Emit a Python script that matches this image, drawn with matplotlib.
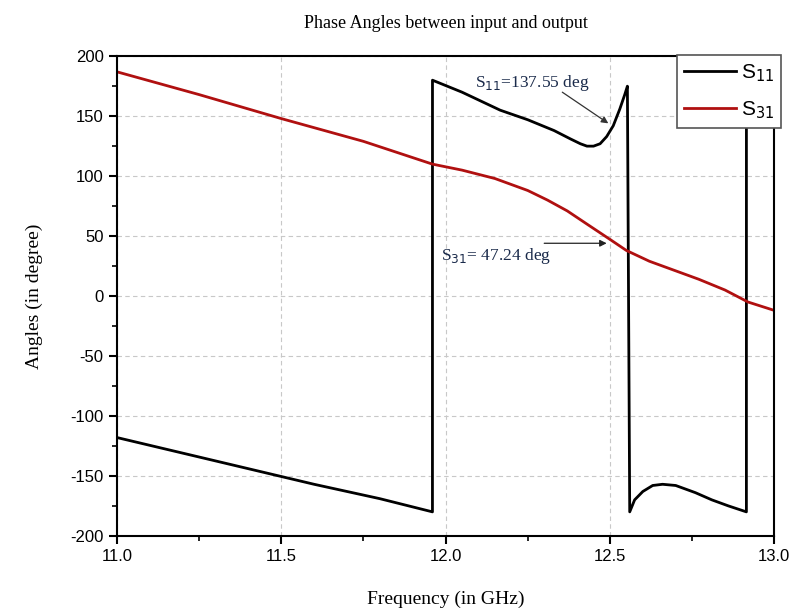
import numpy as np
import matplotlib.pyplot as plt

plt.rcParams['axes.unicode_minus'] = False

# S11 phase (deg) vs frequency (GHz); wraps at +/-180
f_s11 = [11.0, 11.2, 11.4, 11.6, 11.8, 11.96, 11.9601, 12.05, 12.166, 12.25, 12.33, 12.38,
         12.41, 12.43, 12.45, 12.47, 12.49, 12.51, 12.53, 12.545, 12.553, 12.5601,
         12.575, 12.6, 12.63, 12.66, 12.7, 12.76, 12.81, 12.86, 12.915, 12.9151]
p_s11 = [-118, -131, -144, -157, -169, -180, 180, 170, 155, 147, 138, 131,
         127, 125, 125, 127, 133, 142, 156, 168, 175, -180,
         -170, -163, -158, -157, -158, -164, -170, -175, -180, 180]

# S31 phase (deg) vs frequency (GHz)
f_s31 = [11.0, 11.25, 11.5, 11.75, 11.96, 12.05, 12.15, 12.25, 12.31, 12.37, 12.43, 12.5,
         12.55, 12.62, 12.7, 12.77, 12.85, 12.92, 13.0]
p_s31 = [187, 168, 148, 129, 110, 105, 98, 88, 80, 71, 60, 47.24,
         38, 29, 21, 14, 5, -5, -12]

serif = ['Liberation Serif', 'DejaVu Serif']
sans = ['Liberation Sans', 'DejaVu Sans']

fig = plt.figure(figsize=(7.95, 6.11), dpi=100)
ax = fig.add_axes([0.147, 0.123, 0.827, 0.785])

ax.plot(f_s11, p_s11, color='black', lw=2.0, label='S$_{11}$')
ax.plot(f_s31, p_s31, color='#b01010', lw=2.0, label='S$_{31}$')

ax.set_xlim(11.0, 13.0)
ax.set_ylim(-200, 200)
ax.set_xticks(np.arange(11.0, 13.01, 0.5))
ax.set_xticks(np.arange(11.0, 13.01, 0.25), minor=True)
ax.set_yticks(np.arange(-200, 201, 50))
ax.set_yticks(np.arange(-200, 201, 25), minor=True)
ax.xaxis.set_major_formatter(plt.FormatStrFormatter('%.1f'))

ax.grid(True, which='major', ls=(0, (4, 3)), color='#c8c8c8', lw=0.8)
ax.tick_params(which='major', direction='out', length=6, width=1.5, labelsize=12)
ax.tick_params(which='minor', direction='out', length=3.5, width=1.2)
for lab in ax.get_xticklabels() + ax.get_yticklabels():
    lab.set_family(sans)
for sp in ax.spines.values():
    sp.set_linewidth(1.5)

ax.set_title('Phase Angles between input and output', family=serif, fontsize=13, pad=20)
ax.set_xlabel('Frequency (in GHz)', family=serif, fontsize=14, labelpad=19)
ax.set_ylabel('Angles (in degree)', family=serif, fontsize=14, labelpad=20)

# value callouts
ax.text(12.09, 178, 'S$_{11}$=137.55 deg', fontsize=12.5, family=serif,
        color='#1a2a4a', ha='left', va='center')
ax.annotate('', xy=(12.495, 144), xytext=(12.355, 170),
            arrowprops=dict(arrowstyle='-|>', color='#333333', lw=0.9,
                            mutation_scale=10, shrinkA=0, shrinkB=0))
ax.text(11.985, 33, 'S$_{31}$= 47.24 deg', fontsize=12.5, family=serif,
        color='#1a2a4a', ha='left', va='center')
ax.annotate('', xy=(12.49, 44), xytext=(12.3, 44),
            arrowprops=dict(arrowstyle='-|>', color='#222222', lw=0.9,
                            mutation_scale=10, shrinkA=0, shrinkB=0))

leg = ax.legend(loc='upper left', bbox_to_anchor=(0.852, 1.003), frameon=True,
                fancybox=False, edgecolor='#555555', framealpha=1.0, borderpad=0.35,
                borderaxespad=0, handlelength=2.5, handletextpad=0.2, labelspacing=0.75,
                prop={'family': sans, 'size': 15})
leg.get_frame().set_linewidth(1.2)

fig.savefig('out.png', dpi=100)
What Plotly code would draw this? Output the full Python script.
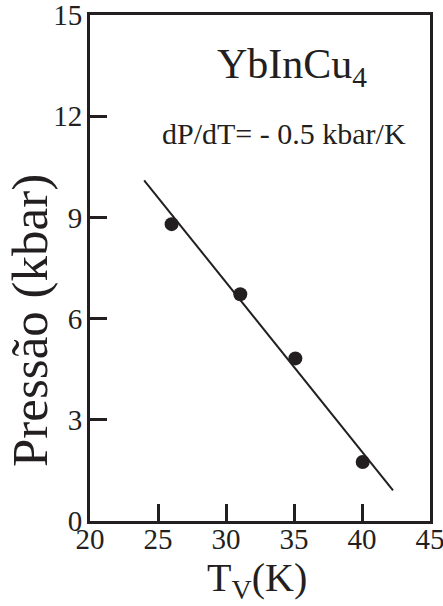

Task requirements:
Copy the data character for character, but drop all pictures from the copy.

Problem solution:
Emit a Python script that matches this image, drawn with matplotlib.
import numpy as np
import matplotlib.pyplot as plt

plt.rcParams['axes.unicode_minus'] = False

# S11 phase (deg) vs frequency (GHz); wraps at +/-180
f_s11 = [11.0, 11.2, 11.4, 11.6, 11.8, 11.96, 11.9601, 12.05, 12.166, 12.25, 12.33, 12.38,
         12.41, 12.43, 12.45, 12.47, 12.49, 12.51, 12.53, 12.545, 12.553, 12.5601,
         12.575, 12.6, 12.63, 12.66, 12.7, 12.76, 12.81, 12.86, 12.915, 12.9151]
p_s11 = [-118, -131, -144, -157, -169, -180, 180, 170, 155, 147, 138, 131,
         127, 125, 125, 127, 133, 142, 156, 168, 175, -180,
         -170, -163, -158, -157, -158, -164, -170, -175, -180, 180]

# S31 phase (deg) vs frequency (GHz)
f_s31 = [11.0, 11.25, 11.5, 11.75, 11.96, 12.05, 12.15, 12.25, 12.31, 12.37, 12.43, 12.5,
         12.55, 12.62, 12.7, 12.77, 12.85, 12.92, 13.0]
p_s31 = [187, 168, 148, 129, 110, 105, 98, 88, 80, 71, 60, 47.24,
         38, 29, 21, 14, 5, -5, -12]

serif = ['Liberation Serif', 'DejaVu Serif']
sans = ['Liberation Sans', 'DejaVu Sans']

fig = plt.figure(figsize=(7.95, 6.11), dpi=100)
ax = fig.add_axes([0.147, 0.123, 0.827, 0.785])

ax.plot(f_s11, p_s11, color='black', lw=2.0, label='S$_{11}$')
ax.plot(f_s31, p_s31, color='#b01010', lw=2.0, label='S$_{31}$')

ax.set_xlim(11.0, 13.0)
ax.set_ylim(-200, 200)
ax.set_xticks(np.arange(11.0, 13.01, 0.5))
ax.set_xticks(np.arange(11.0, 13.01, 0.25), minor=True)
ax.set_yticks(np.arange(-200, 201, 50))
ax.set_yticks(np.arange(-200, 201, 25), minor=True)
ax.xaxis.set_major_formatter(plt.FormatStrFormatter('%.1f'))

ax.grid(True, which='major', ls=(0, (4, 3)), color='#c8c8c8', lw=0.8)
ax.tick_params(which='major', direction='out', length=6, width=1.5, labelsize=12)
ax.tick_params(which='minor', direction='out', length=3.5, width=1.2)
for lab in ax.get_xticklabels() + ax.get_yticklabels():
    lab.set_family(sans)
for sp in ax.spines.values():
    sp.set_linewidth(1.5)

ax.set_title('Phase Angles between input and output', family=serif, fontsize=13, pad=20)
ax.set_xlabel('Frequency (in GHz)', family=serif, fontsize=14, labelpad=19)
ax.set_ylabel('Angles (in degree)', family=serif, fontsize=14, labelpad=20)

# value callouts
ax.text(12.09, 178, 'S$_{11}$=137.55 deg', fontsize=12.5, family=serif,
        color='#1a2a4a', ha='left', va='center')
ax.annotate('', xy=(12.495, 144), xytext=(12.355, 170),
            arrowprops=dict(arrowstyle='-|>', color='#333333', lw=0.9,
                            mutation_scale=10, shrinkA=0, shrinkB=0))
ax.text(11.985, 33, 'S$_{31}$= 47.24 deg', fontsize=12.5, family=serif,
        color='#1a2a4a', ha='left', va='center')
ax.annotate('', xy=(12.49, 44), xytext=(12.3, 44),
            arrowprops=dict(arrowstyle='-|>', color='#222222', lw=0.9,
                            mutation_scale=10, shrinkA=0, shrinkB=0))

leg = ax.legend(loc='upper left', bbox_to_anchor=(0.852, 1.003), frameon=True,
                fancybox=False, edgecolor='#555555', framealpha=1.0, borderpad=0.35,
                borderaxespad=0, handlelength=2.5, handletextpad=0.2, labelspacing=0.75,
                prop={'family': sans, 'size': 15})
leg.get_frame().set_linewidth(1.2)

fig.savefig('out.png', dpi=100)
What Plotly code would draw this? Output the full Python script.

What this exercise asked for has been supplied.